DECODING CONFIDENCE
The 7 Habits of Confident Leaders
– ADVITA PATEL
New book by Communications and Confidence Strategist Advita Patel offers the mantra to decoding confidence.
Key Takeaways
Questioning
If you’re responsible for people’s development, there are some honest questions
Integrity
The habit that’s all about aligning what you say with what you actually think.
Learning
Confident leaders treat every experience as information, including their encounters with AI.
Reframe
AI, when used intentionally, doesn’t erode confidence at all. It can actually help build it.
PRIMARY AUDIENCE
- HR Professionals
- Leaders
- Entrepreneurs
ABOUT THE AUTHOR
ADVITA PATEL
Advita Patel is an award winning business communications consultant and professional confidence expert. She is the founder of CommsRebel, a consultancy supporting organisations to build inclusive, high performing workplace cultures, and the co-founder of A Leader Like Me, an international agency focused on inclusive leadership and employee experience. Advita is the host of the Decoding Confidence podcast, which explores confidence at work through honest conversation and practical insight.

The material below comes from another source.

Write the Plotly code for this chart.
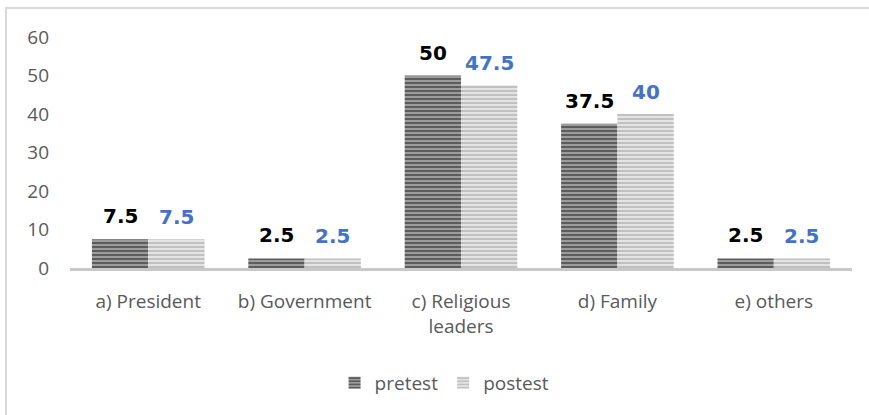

Her forthcoming book, Decoding Confidence, will be published in May 2026. An international speaker and award winning podcaster, Advita regularly speaks on confidence, leadership, inclusion, and communications. In 2025, she was the President of the Chartered Institute of Public Relations in 2025.
Short Thesis
Decoding Confidence isn’t just a book; it’s a roadmap for the kind of leadership that changes lives—starting with your own. It moves past the old-school idea of the “perfect” boss and focuses on how to lead with genuine authority and heart.
Through Patel’s guidance, you’ll dig deep into what makes you tick. You’ll learn how to own your unique strengths, turn vulnerability into a superpower, and quiet that inner critic so you can finally show up with the courage your team deserves.

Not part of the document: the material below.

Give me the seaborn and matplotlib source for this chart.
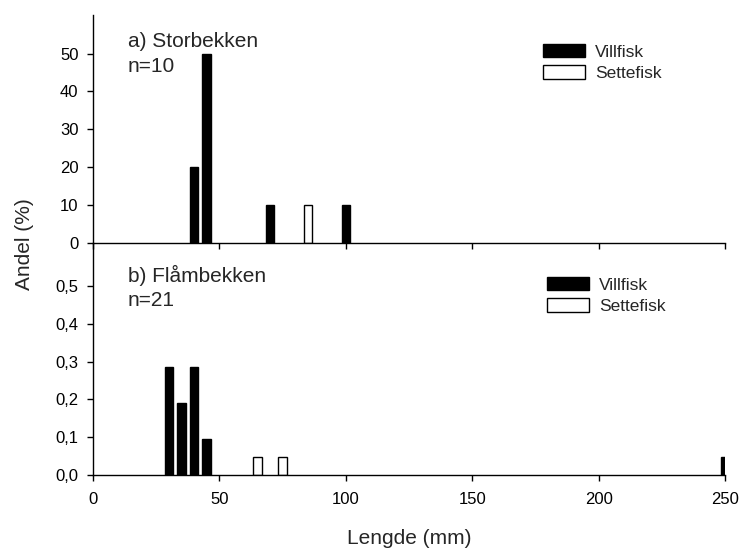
import numpy as np
import pandas as pd
import matplotlib
matplotlib.use('Agg')
import matplotlib.pyplot as plt
import seaborn as sns
from matplotlib.patches import Patch
from matplotlib.ticker import FuncFormatter

# data
storbekken_length = [40, 45, 70, 85, 100]
storbekken_value = [20, 50, 10, 10, 10]
storbekken_type = ['Villfisk', 'Villfisk', 'Villfisk', 'Settefisk', 'Villfisk']

flambekken_length = [30, 35, 40, 45, 65, 75, 250]
flambekken_value = [0.286, 0.190, 0.286, 0.095, 0.048, 0.048, 0.048]
flambekken_type = ['Villfisk', 'Villfisk', 'Villfisk', 'Villfisk', 'Settefisk', 'Settefisk', 'Villfisk']

panel_names = ['a) Storbekken', 'b) Flåmbekken']
panel_n = ['n=10', 'n=21']
x_ticks = [0, 50, 100, 150, 200, 250]

sns.set_theme(style='ticks')
plt.rcParams['font.family'] = ['Liberation Sans', 'DejaVu Sans']

palette = {'Villfisk': 'black', 'Settefisk': 'white'}

df_a = pd.DataFrame({'length': storbekken_length, 'value': storbekken_value, 'type': storbekken_type})
df_b = pd.DataFrame({'length': flambekken_length, 'value': flambekken_value, 'type': flambekken_type})

W, H = 742, 552
fig = plt.figure(figsize=(W / 100, H / 100), dpi=100)
left, right = 93 / W, 725 / W
ax_a = fig.add_axes([left, 1 - 242.7 / H, right - left, (242.7 - 15) / H])
ax_b = fig.add_axes([left, 1 - 475 / H, right - left, (475 - 242.7) / H])

# pixel positions of the panel labels and legends (figure px from top)
title_y = [(47, 71.5), (282, 305.5)]
legend_xy = [(543, 44), (547, 277)]

for i, (ax, df, ymax) in enumerate([(ax_a, df_a, 60.2), (ax_b, df_b, 0.6146)]):
    sns.barplot(data=df, x='length', y='value', hue='type', native_scale=True, dodge=False,
                palette=palette, saturation=1, edgecolor='black', linewidth=1,
                width=0.68, errorbar=None, legend=False, ax=ax)
    ax.set_xlim(0, 250)
    ax.set_ylim(0, ymax)
    ax.set_xticks(x_ticks)
    ax.set_xlabel('')
    ax.set_ylabel('')
    for s in ['top', 'right']:
        ax.spines[s].set_visible(False)
    for s in ['left', 'bottom']:
        ax.spines[s].set_linewidth(1)
        ax.spines[s].set_color('black')
    ax.tick_params(axis='both', direction='out', length=4.5, width=1, color='black',
                   labelsize=12, labelcolor='black')
    ax.tick_params(axis='y', pad=6)
    ax.tick_params(axis='x', pad=8)
    ax.patch.set_alpha(0)

    fig.text(128 / W, 1 - title_y[i][0] / H, panel_names[i], fontsize=15, va='baseline', ha='left')
    fig.text(128 / W, 1 - title_y[i][1] / H, panel_n[i], fontsize=15, va='baseline', ha='left')

    handles = [Patch(facecolor='black', edgecolor='black', label='Villfisk'),
               Patch(facecolor='white', edgecolor='black', label='Settefisk')]
    lx, ly = legend_xy[i]
    ax.legend(handles=handles, loc='upper left',
              bbox_to_anchor=(lx / W, 1 - ly / H), bbox_transform=fig.transFigure,
              frameon=False, fontsize=12.5, handlelength=2.4, handleheight=0.8,
              handletextpad=0.6, labelspacing=0.32, borderpad=0, borderaxespad=0)

ax_a.set_yticks([0, 10, 20, 30, 40, 50])
ax_a.tick_params(axis='x', labelbottom=False)
ax_b.set_yticks([0, 0.1, 0.2, 0.3, 0.4, 0.5])
ax_b.yaxis.set_major_formatter(FuncFormatter(lambda v, p: f'{v:.1f}'.replace('.', ',')))

fig.text(24 / W, 1 - 244 / H, 'Andel (%)', rotation=90, ha='center', va='center', fontsize=15)
fig.text(409 / W, 1 - 539 / H, 'Lengde (mm)', ha='center', va='center', fontsize=15)

fig.savefig('out.png', dpi=100)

This journey is about impact, not perfection. To make sure these ideas actually stick, the book includes a 30-day confidence habit tracker, designed to help you turn quick insights into long-term growth. Whether you’re looking to find your voice or inspire your people, these practical tools make confidence feel less like a mystery and more like a habit.
Excerpt
I was an ordinary woman from an ordinary town doing ordinary things, until the day I decoded what confidence meant to me…that’s when things became extraordinary.
I still remember the drive that changed everything. I was heading to work, stuck in traffic on the M62, so I rang a good friend to have a chat, but that day my mood was low and I wasn’t feeling great. I complained about everything: my career, my salary, the title I thought I should have had by now. I was exhausted from shape-shifting into whoever I thought people wanted me to be, and every moment felt like I was performing as someone else.

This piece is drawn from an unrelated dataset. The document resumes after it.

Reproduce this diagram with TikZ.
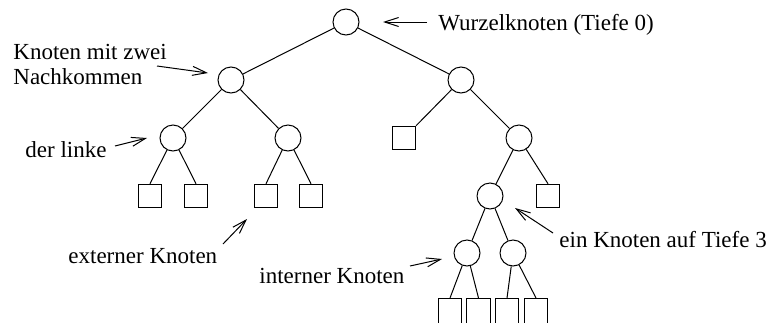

I’d spent so long trying to mould myself into the kind of leader I thought others would respect, such as being louder, tougher, and more polished, that I’d lost sight of what leadership looked like when I played to my own strengths.
When I finally stopped talking, there was silence on the line. I thought the call had cut off. Then she said, calmly but firmly:
“So…what are you going to do about it?”
That realisation took me right back to growing up in Manchester, when my confidence in myself started to crumble. As the only Asian family on our street, I learned early that fitting in was the safest option. Day after day, being told, subtly or directly, that you don’t belong chips away at your sense of self and confidence. To ‘fit in’ I became the ultimate people pleaser, conforming to whatever would help me belong.
At school and later in the workplace, that habit followed me. My parents hadn’t worked in offices, so the world of suits, unspoken rules, and after-work drinks felt alien. I spent years trying to fit into what I thought was “acceptable,” believing that confidence and leadership were things other people were born with.
But I realised I wasn’t leading, I was performing. And deep down, I knew if I wanted a fulfilled life, this way of working and living couldn’t last.
That moment on the motorway was when everything shifted. I pulled into the car park at work, and I sat there in stunned silence, realising that my friend was right, change was within my control. It was the first time I understood that it was my confidence, or rather the lack of it, that was holding me back, not anyone else. I realised that my progression was determined by always waiting for validation or permission before I believed I was worthy enough to succeed.
And if I wanted to lead differently, I knew I’d have to decode what confidence means to me.